Gretna City Administrator Colleen Lawry used senior funds to buy gas and groceries, the city attorney said Wednesday.
Attorney John Green said officials learned Tuesday that Lawry spent about $800 from the Gretna Senior Citizen Fund between late February and the end of March.
The money has been repaid, he said, but Lawry was not authorized to use the fund for anything but the weekly senior citizen meetings in the basement of City Hall.
City officials learned about the purchases during an executive session at the weekly City Council meeting, Green said. The council decided during that session to fire Lawry, he said.
After the council meeting, Green and Mayor Sally McGuire fired Lawry at City Hall.
Before Lawry left City Hall, she was arrested by Sarpy County deputies on suspicion of theft of between $500 and $1,500.
A Sarpy County judge determined Wednesday there was probable cause to hold Lawry. The Sarpy County Attorney's Office expected to file charges Thursday.
Green said one of the seniors who attends the weekly meetings in City Hall brought the situation to the attention of Councilman Doug Clark. The funds are used to provide lunch for the senior citizens, Green said.
Green said the city has taken Lawry's name off all its financial accounts and changed the accounts' access codes. The city has also retrieved the car issued to Lawry and other city property.
“It was brought to the city's attention that (Lawry) had been using the fund for personal purchases between late February and the end of March,” Green said. “Purchases on the fund's debit card were made at the gas station, grocery store and that kind of thing.”
Green said McGuire will assume Lawry's duties until another administrator can be hired. Lawry began working for Gretna as an assistant clerk in 2004. She was later promoted to city clerk and was named city administrator in 2010.
“The city will continue to investigate all of (Lawry's) financial dealings,” Green said. “We intend to conduct a thorough review.”
Lawry was paid an annual base salary of just more than $90,000.
Green said the firing was unrelated to a state audit issued Friday.
State Auditor Mike Foley reported that Lawry had used a city credit card for personal purchases, appeared to have bought gasoline for herself on the city's dime and hired her daughter.
The audit recommended new rules for financial oversight. The City Council adopted such rules Tuesday.
Under the new rules, the city will prohibit employees from using credit cards for personal expenses, even if the city is reimbursed, and will adopt a more rigid procedure on receipts for legitimate expenses.

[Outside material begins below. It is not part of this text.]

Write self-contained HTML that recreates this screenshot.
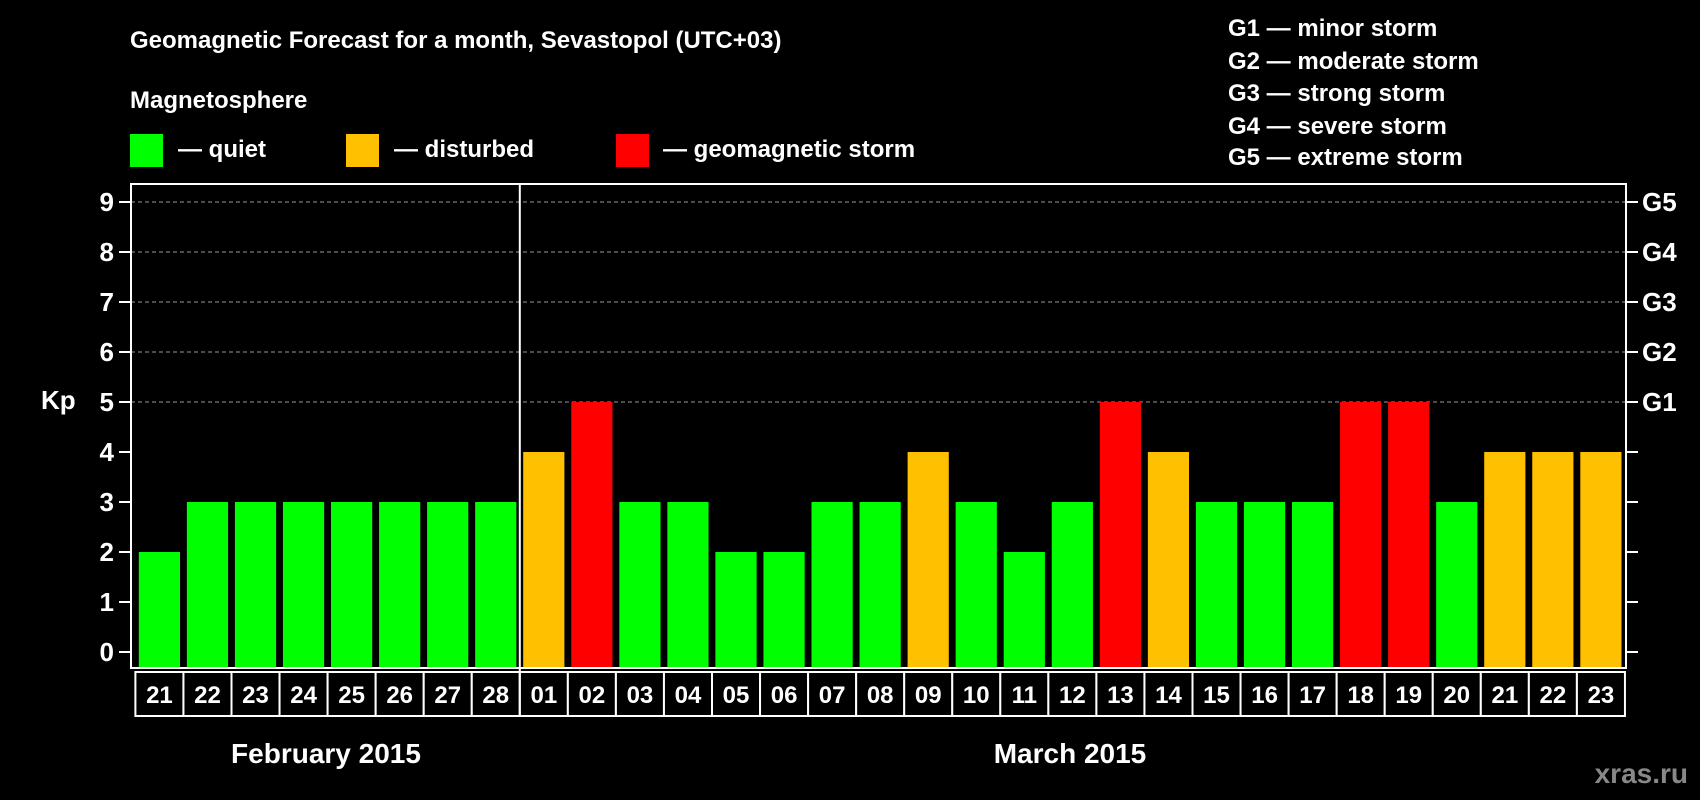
<!DOCTYPE html>
<html><head><meta charset="utf-8">
<style>
html,body{margin:0;padding:0;background:#000;}
svg{display:block;font-family:"Liberation Sans",Arial,sans-serif;font-weight:bold;}
</style></head>
<body>
<svg id="chart" width="1700" height="800" viewBox="0 0 1700 800" xmlns="http://www.w3.org/2000/svg">
<rect x="0" y="0" width="1700" height="800" fill="#000"/>
<text x="130" y="48" fill="#fff" font-size="24">Geomagnetic Forecast for a month, Sevastopol (UTC+03)</text>
<text x="130" y="108" fill="#fff" font-size="24">Magnetosphere</text>
<g>
<rect x="130" y="134" width="33" height="33" fill="#00ff00"/>
<text x="178" y="157" fill="#fff" font-size="24">— quiet</text></g>
<g>
<rect x="346" y="134" width="33" height="33" fill="#ffc000"/>
<text x="394" y="157" fill="#fff" font-size="24">— disturbed</text></g>
<g>
<rect x="616" y="134" width="33" height="33" fill="#ff0000"/>
<text x="663" y="157" fill="#fff" font-size="24">— geomagnetic storm</text></g>
<g fill="#fff" font-size="24">
<text x="1228" y="36">G1 — minor storm</text>
<text x="1228" y="69">G2 — moderate storm</text>
<text x="1228" y="101">G3 — strong storm</text>
<text x="1228" y="134">G4 — severe storm</text>
<text x="1228" y="165">G5 — extreme storm</text>
</g>
<text x="41" y="409" fill="#fff" font-size="26">Kp</text>
<text x="326" y="763" fill="#fff" font-size="28" text-anchor="middle">February 2015</text>
<text x="1070" y="763" fill="#fff" font-size="28" text-anchor="middle">March 2015</text>
<text x="1688" y="783" fill="#888" font-size="28" text-anchor="end">xras.ru</text>
<g id="plot"></g>
</svg>
<script>
const days = ["21","22","23","24","25","26","27","28","01","02","03","04","05","06","07","08","09","10","11","12","13","14","15","16","17","18","19","20","21","22","23"];
const kpValues = [2,3,3,3,3,3,3,3,4,5,3,3,2,2,3,3,4,3,2,3,5,4,3,3,3,5,5,3,4,4,4];
const yTicks = [0,1,2,3,4,5,6,7,8,9];
const gLabels = ["G1","G2","G3","G4","G5"];

const NS = "http://www.w3.org/2000/svg";
const plot = document.getElementById('plot');
const L = 131, R = 1626, T = 184, B = 668;
const y0 = 652, unit = 50;
function yScale(v){ return y0 - v*unit; }
const x0 = 138.8, pitch = 48.05, bw = 41.2;
function xScale(i){ return x0 + i*pitch; }
function mk(tag, attrs){ const e = document.createElementNS(NS, tag); for (const k in attrs) e.setAttribute(k, attrs[k]); plot.appendChild(e); return e; }
function color(v){ return v >= 5 ? "#ff0000" : (v >= 4 ? "#ffc000" : "#00ff00"); }

yTicks.forEach(v => {
  const y = yScale(v);
  if (v >= 5) {
    const g = mk('line', {x1:L, x2:R, y1:y, y2:y, stroke:'#999', 'stroke-width':1, 'stroke-dasharray':'4,3'});
    
    
  }
  const t = mk('line', {x1:L-12, x2:L, y1:y, y2:y, stroke:'#fff', 'stroke-width':2});
  
  
  const t2 = mk('line', {x1:R, x2:R+12, y1:y, y2:y, stroke:'#fff', 'stroke-width':2});
  
  
  const lab = mk('text', {x:L-17, y:y+9, fill:'#fff', 'font-size':26, 'text-anchor':'end'});
  lab.textContent = v;
  
  
});
gLabels.forEach((g, i) => {
  const lab = mk('text', {x:R+16, y:yScale(5+i)+9, fill:'#fff', 'font-size':26});
  lab.textContent = g;
  
  
});
kpValues.forEach((v, i) => {
  const b = mk('rect', {x:xScale(i), y:yScale(v), width:bw, height:B - yScale(v), fill:color(v)});
  
  
});
const frame = mk('rect', {x:L, y:T, width:R-L, height:B-T, fill:'none', stroke:'#fff', 'stroke-width':2});


days.forEach((d, i) => {
  const bx = xScale(i) - 3.4;
  const box = mk('rect', {x:bx, y:672, width:pitch, height:44, fill:'#000', stroke:'#fff', 'stroke-width':2});
  
  
  const t = mk('text', {x:bx + pitch/2, y:703, fill:'#fff', 'font-size':24, 'text-anchor':'middle'});
  t.textContent = d;
  
  
});
const sepX = xScale(days.indexOf("01")) - 3.4;
const sep = mk('line', {x1:sepX, x2:sepX, y1:T, y2:716, stroke:'#fff', 'stroke-width':2});


</script>
</body></html>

Foley's audit did not address the Gretna Senior Citizen Fund.
He did report that Lawry charged $5,074.47 in personal purchases on a city credit card, which she repaid up to 46 days later. The delay created what Foley described as “an interest-free loan from the city.”
Lawry also spent more than $800 on clothing that she classified as “uniforms,” Foley reported. The purchases were from stores that are not uniform shops, and Lawry was not required to wear a uniform.
Lawry took at least 11 trips outside the state last year and early this year, racking up $13,578 in city-paid expenses. The travel many of the trips were billed as economic development research was not formally approved by the council.
In late October, Lawry reported that she bought 18.916 gallons of gas for her city vehicle, which has a capacity of 16.9 gallons.
Foley's audit, which examined city finances from October 2010 to January 2012, also reviewed spending last May during the International Council of Shopping Centers' Global Retail Real Estate Convention in Las Vegas.
McGuire and Lawry spent $260 in city funds for tickets to a stage performance of “The Lion King” but didn't make that clear on an expense form they submitted to the council.
McGuire has said the tickets were an appropriate expense because she did not want the city to become “indebted” to prospective retailers for the city's Nebraska Crossing outlet mall.
In a statement issued following the report's release, McGuire appeared to defend Lawry's travel.
"The city administrator should not be tied behind a desk all day, but rather doing those tasks which a city administrator does,” McGuire wrote, listing a series of economic development efforts.
A request for comment Wednesday from McGuire was referred to the city attorney.